§ REQUIREMENT:
Below are some records; give them all again exactly, but not the pictures.

§ SUPPLIED MATERIAL:
========================================
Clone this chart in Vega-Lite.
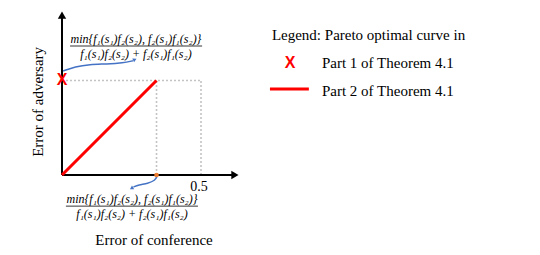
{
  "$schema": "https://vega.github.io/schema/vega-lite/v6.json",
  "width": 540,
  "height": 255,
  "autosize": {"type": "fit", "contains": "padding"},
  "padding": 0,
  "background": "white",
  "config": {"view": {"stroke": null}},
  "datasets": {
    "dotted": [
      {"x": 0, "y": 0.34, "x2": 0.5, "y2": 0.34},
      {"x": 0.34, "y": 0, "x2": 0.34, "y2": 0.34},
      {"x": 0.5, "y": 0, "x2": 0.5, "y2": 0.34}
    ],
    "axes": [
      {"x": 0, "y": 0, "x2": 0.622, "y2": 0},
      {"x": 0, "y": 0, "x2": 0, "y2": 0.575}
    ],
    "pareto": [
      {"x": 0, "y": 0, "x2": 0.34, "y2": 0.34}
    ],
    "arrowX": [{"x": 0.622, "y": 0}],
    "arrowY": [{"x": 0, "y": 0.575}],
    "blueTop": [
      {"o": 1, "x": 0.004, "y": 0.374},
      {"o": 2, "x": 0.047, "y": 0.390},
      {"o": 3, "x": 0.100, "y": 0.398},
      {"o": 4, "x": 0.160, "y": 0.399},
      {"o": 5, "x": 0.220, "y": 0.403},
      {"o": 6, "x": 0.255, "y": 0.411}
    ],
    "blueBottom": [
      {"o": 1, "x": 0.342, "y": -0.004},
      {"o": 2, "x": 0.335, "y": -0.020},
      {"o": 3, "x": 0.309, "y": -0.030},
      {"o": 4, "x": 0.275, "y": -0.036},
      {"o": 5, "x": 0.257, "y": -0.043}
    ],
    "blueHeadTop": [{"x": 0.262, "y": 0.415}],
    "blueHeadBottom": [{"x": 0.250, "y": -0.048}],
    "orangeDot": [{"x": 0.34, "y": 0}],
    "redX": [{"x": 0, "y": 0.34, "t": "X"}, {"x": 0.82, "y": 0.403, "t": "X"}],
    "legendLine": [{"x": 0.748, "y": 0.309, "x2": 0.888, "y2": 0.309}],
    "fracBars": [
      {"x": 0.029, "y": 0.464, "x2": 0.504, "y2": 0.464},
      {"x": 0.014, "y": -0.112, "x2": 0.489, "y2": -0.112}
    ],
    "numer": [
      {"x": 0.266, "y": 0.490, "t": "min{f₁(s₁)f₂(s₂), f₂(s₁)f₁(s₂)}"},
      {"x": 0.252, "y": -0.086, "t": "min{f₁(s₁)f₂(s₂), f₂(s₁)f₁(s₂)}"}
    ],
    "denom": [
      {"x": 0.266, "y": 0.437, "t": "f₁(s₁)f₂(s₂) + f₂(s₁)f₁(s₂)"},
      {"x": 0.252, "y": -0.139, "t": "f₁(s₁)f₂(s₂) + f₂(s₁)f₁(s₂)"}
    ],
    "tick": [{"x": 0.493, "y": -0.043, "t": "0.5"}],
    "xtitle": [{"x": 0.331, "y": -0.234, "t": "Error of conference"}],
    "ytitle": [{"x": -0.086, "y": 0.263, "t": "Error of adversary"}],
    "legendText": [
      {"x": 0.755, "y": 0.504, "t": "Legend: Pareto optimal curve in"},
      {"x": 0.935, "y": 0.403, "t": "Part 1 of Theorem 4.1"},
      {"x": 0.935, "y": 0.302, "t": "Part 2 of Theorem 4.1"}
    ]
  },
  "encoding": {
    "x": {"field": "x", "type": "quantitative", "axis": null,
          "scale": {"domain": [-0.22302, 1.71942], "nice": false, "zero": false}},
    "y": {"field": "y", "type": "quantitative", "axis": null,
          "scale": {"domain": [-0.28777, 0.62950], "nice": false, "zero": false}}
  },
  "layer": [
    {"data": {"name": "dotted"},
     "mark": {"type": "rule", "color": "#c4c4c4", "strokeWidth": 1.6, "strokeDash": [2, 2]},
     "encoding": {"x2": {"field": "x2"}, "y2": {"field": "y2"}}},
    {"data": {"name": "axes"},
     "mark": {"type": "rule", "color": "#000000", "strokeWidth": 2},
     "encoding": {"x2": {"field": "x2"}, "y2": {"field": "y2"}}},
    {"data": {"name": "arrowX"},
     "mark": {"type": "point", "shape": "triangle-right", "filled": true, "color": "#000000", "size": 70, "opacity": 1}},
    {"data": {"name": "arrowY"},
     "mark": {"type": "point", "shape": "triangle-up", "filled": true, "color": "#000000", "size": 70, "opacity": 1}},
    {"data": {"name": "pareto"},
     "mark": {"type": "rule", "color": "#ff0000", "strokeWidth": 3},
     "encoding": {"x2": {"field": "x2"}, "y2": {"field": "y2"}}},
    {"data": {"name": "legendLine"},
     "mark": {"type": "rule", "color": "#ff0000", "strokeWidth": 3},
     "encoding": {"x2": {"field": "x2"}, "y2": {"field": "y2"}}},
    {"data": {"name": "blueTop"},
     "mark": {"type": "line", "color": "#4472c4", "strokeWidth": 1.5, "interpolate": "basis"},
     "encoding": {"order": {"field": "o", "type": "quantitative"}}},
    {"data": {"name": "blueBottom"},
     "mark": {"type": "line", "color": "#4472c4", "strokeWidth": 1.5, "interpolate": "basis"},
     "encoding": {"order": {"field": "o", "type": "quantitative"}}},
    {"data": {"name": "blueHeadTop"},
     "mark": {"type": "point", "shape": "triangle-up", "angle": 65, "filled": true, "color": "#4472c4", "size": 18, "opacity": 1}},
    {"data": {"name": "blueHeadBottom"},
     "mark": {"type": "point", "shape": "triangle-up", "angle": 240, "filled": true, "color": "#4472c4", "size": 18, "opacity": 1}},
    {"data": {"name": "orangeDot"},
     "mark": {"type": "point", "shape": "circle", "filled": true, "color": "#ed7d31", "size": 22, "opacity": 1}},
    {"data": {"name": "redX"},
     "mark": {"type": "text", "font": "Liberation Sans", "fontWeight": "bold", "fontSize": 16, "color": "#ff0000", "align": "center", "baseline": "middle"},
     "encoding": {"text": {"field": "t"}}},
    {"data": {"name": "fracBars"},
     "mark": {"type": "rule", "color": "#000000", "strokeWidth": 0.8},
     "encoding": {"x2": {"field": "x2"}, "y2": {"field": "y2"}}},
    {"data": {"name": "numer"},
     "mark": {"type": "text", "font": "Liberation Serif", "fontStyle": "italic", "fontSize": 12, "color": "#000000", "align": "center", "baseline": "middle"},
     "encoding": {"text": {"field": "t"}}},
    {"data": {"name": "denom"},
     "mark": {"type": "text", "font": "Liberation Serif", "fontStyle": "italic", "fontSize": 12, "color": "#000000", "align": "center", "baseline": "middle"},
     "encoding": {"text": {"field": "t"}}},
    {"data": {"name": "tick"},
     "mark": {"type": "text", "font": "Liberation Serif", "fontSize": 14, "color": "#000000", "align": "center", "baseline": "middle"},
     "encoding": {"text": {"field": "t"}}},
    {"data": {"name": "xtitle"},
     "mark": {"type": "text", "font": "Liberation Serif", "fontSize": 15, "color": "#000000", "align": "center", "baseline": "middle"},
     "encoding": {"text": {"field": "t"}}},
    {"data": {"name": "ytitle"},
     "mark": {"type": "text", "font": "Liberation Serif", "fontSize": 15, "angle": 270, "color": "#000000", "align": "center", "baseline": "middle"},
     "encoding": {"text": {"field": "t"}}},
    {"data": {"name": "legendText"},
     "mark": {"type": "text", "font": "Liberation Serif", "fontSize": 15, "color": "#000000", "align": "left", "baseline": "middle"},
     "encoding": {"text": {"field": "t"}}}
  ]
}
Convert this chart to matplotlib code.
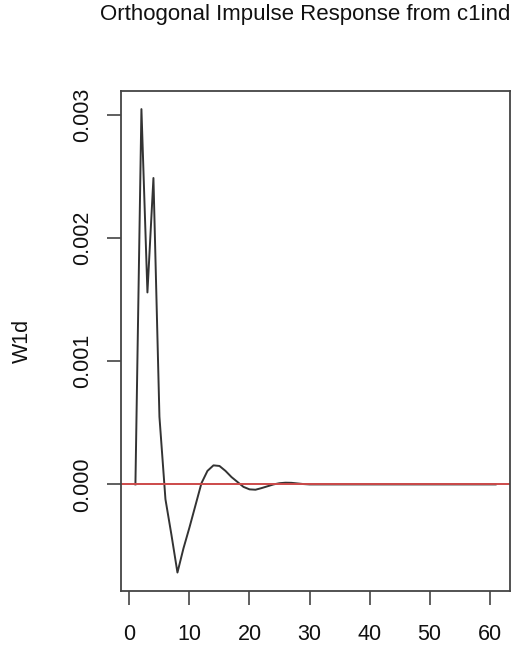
========================================
§ RESULT OF THE EXERCISE:
Clone this chart in Vega-Lite.
{
  "$schema": "https://vega.github.io/schema/vega-lite/v6.json",
  "width": 540,
  "height": 255,
  "autosize": {"type": "fit", "contains": "padding"},
  "padding": 0,
  "background": "white",
  "config": {"view": {"stroke": null}},
  "datasets": {
    "dotted": [
      {"x": 0, "y": 0.34, "x2": 0.5, "y2": 0.34},
      {"x": 0.34, "y": 0, "x2": 0.34, "y2": 0.34},
      {"x": 0.5, "y": 0, "x2": 0.5, "y2": 0.34}
    ],
    "axes": [
      {"x": 0, "y": 0, "x2": 0.622, "y2": 0},
      {"x": 0, "y": 0, "x2": 0, "y2": 0.575}
    ],
    "pareto": [
      {"x": 0, "y": 0, "x2": 0.34, "y2": 0.34}
    ],
    "arrowX": [{"x": 0.622, "y": 0}],
    "arrowY": [{"x": 0, "y": 0.575}],
    "blueTop": [
      {"o": 1, "x": 0.004, "y": 0.374},
      {"o": 2, "x": 0.047, "y": 0.390},
      {"o": 3, "x": 0.100, "y": 0.398},
      {"o": 4, "x": 0.160, "y": 0.399},
      {"o": 5, "x": 0.220, "y": 0.403},
      {"o": 6, "x": 0.255, "y": 0.411}
    ],
    "blueBottom": [
      {"o": 1, "x": 0.342, "y": -0.004},
      {"o": 2, "x": 0.335, "y": -0.020},
      {"o": 3, "x": 0.309, "y": -0.030},
      {"o": 4, "x": 0.275, "y": -0.036},
      {"o": 5, "x": 0.257, "y": -0.043}
    ],
    "blueHeadTop": [{"x": 0.262, "y": 0.415}],
    "blueHeadBottom": [{"x": 0.250, "y": -0.048}],
    "orangeDot": [{"x": 0.34, "y": 0}],
    "redX": [{"x": 0, "y": 0.34, "t": "X"}, {"x": 0.82, "y": 0.403, "t": "X"}],
    "legendLine": [{"x": 0.748, "y": 0.309, "x2": 0.888, "y2": 0.309}],
    "fracBars": [
      {"x": 0.029, "y": 0.464, "x2": 0.504, "y2": 0.464},
      {"x": 0.014, "y": -0.112, "x2": 0.489, "y2": -0.112}
    ],
    "numer": [
      {"x": 0.266, "y": 0.490, "t": "min{f₁(s₁)f₂(s₂), f₂(s₁)f₁(s₂)}"},
      {"x": 0.252, "y": -0.086, "t": "min{f₁(s₁)f₂(s₂), f₂(s₁)f₁(s₂)}"}
    ],
    "denom": [
      {"x": 0.266, "y": 0.437, "t": "f₁(s₁)f₂(s₂) + f₂(s₁)f₁(s₂)"},
      {"x": 0.252, "y": -0.139, "t": "f₁(s₁)f₂(s₂) + f₂(s₁)f₁(s₂)"}
    ],
    "tick": [{"x": 0.493, "y": -0.043, "t": "0.5"}],
    "xtitle": [{"x": 0.331, "y": -0.234, "t": "Error of conference"}],
    "ytitle": [{"x": -0.086, "y": 0.263, "t": "Error of adversary"}],
    "legendText": [
      {"x": 0.755, "y": 0.504, "t": "Legend: Pareto optimal curve in"},
      {"x": 0.935, "y": 0.403, "t": "Part 1 of Theorem 4.1"},
      {"x": 0.935, "y": 0.302, "t": "Part 2 of Theorem 4.1"}
    ]
  },
  "encoding": {
    "x": {"field": "x", "type": "quantitative", "axis": null,
          "scale": {"domain": [-0.22302, 1.71942], "nice": false, "zero": false}},
    "y": {"field": "y", "type": "quantitative", "axis": null,
          "scale": {"domain": [-0.28777, 0.62950], "nice": false, "zero": false}}
  },
  "layer": [
    {"data": {"name": "dotted"},
     "mark": {"type": "rule", "color": "#c4c4c4", "strokeWidth": 1.6, "strokeDash": [2, 2]},
     "encoding": {"x2": {"field": "x2"}, "y2": {"field": "y2"}}},
    {"data": {"name": "axes"},
     "mark": {"type": "rule", "color": "#000000", "strokeWidth": 2},
     "encoding": {"x2": {"field": "x2"}, "y2": {"field": "y2"}}},
    {"data": {"name": "arrowX"},
     "mark": {"type": "point", "shape": "triangle-right", "filled": true, "color": "#000000", "size": 70, "opacity": 1}},
    {"data": {"name": "arrowY"},
     "mark": {"type": "point", "shape": "triangle-up", "filled": true, "color": "#000000", "size": 70, "opacity": 1}},
    {"data": {"name": "pareto"},
     "mark": {"type": "rule", "color": "#ff0000", "strokeWidth": 3},
     "encoding": {"x2": {"field": "x2"}, "y2": {"field": "y2"}}},
    {"data": {"name": "legendLine"},
     "mark": {"type": "rule", "color": "#ff0000", "strokeWidth": 3},
     "encoding": {"x2": {"field": "x2"}, "y2": {"field": "y2"}}},
    {"data": {"name": "blueTop"},
     "mark": {"type": "line", "color": "#4472c4", "strokeWidth": 1.5, "interpolate": "basis"},
     "encoding": {"order": {"field": "o", "type": "quantitative"}}},
    {"data": {"name": "blueBottom"},
     "mark": {"type": "line", "color": "#4472c4", "strokeWidth": 1.5, "interpolate": "basis"},
     "encoding": {"order": {"field": "o", "type": "quantitative"}}},
    {"data": {"name": "blueHeadTop"},
     "mark": {"type": "point", "shape": "triangle-up", "angle": 65, "filled": true, "color": "#4472c4", "size": 18, "opacity": 1}},
    {"data": {"name": "blueHeadBottom"},
     "mark": {"type": "point", "shape": "triangle-up", "angle": 240, "filled": true, "color": "#4472c4", "size": 18, "opacity": 1}},
    {"data": {"name": "orangeDot"},
     "mark": {"type": "point", "shape": "circle", "filled": true, "color": "#ed7d31", "size": 22, "opacity": 1}},
    {"data": {"name": "redX"},
     "mark": {"type": "text", "font": "Liberation Sans", "fontWeight": "bold", "fontSize": 16, "color": "#ff0000", "align": "center", "baseline": "middle"},
     "encoding": {"text": {"field": "t"}}},
    {"data": {"name": "fracBars"},
     "mark": {"type": "rule", "color": "#000000", "strokeWidth": 0.8},
     "encoding": {"x2": {"field": "x2"}, "y2": {"field": "y2"}}},
    {"data": {"name": "numer"},
     "mark": {"type": "text", "font": "Liberation Serif", "fontStyle": "italic", "fontSize": 12, "color": "#000000", "align": "center", "baseline": "middle"},
     "encoding": {"text": {"field": "t"}}},
    {"data": {"name": "denom"},
     "mark": {"type": "text", "font": "Liberation Serif", "fontStyle": "italic", "fontSize": 12, "color": "#000000", "align": "center", "baseline": "middle"},
     "encoding": {"text": {"field": "t"}}},
    {"data": {"name": "tick"},
     "mark": {"type": "text", "font": "Liberation Serif", "fontSize": 14, "color": "#000000", "align": "center", "baseline": "middle"},
     "encoding": {"text": {"field": "t"}}},
    {"data": {"name": "xtitle"},
     "mark": {"type": "text", "font": "Liberation Serif", "fontSize": 15, "color": "#000000", "align": "center", "baseline": "middle"},
     "encoding": {"text": {"field": "t"}}},
    {"data": {"name": "ytitle"},
     "mark": {"type": "text", "font": "Liberation Serif", "fontSize": 15, "angle": 270, "color": "#000000", "align": "center", "baseline": "middle"},
     "encoding": {"text": {"field": "t"}}},
    {"data": {"name": "legendText"},
     "mark": {"type": "text", "font": "Liberation Serif", "fontSize": 15, "color": "#000000", "align": "left", "baseline": "middle"},
     "encoding": {"text": {"field": "t"}}}
  ]
}
Convert this chart to matplotlib code.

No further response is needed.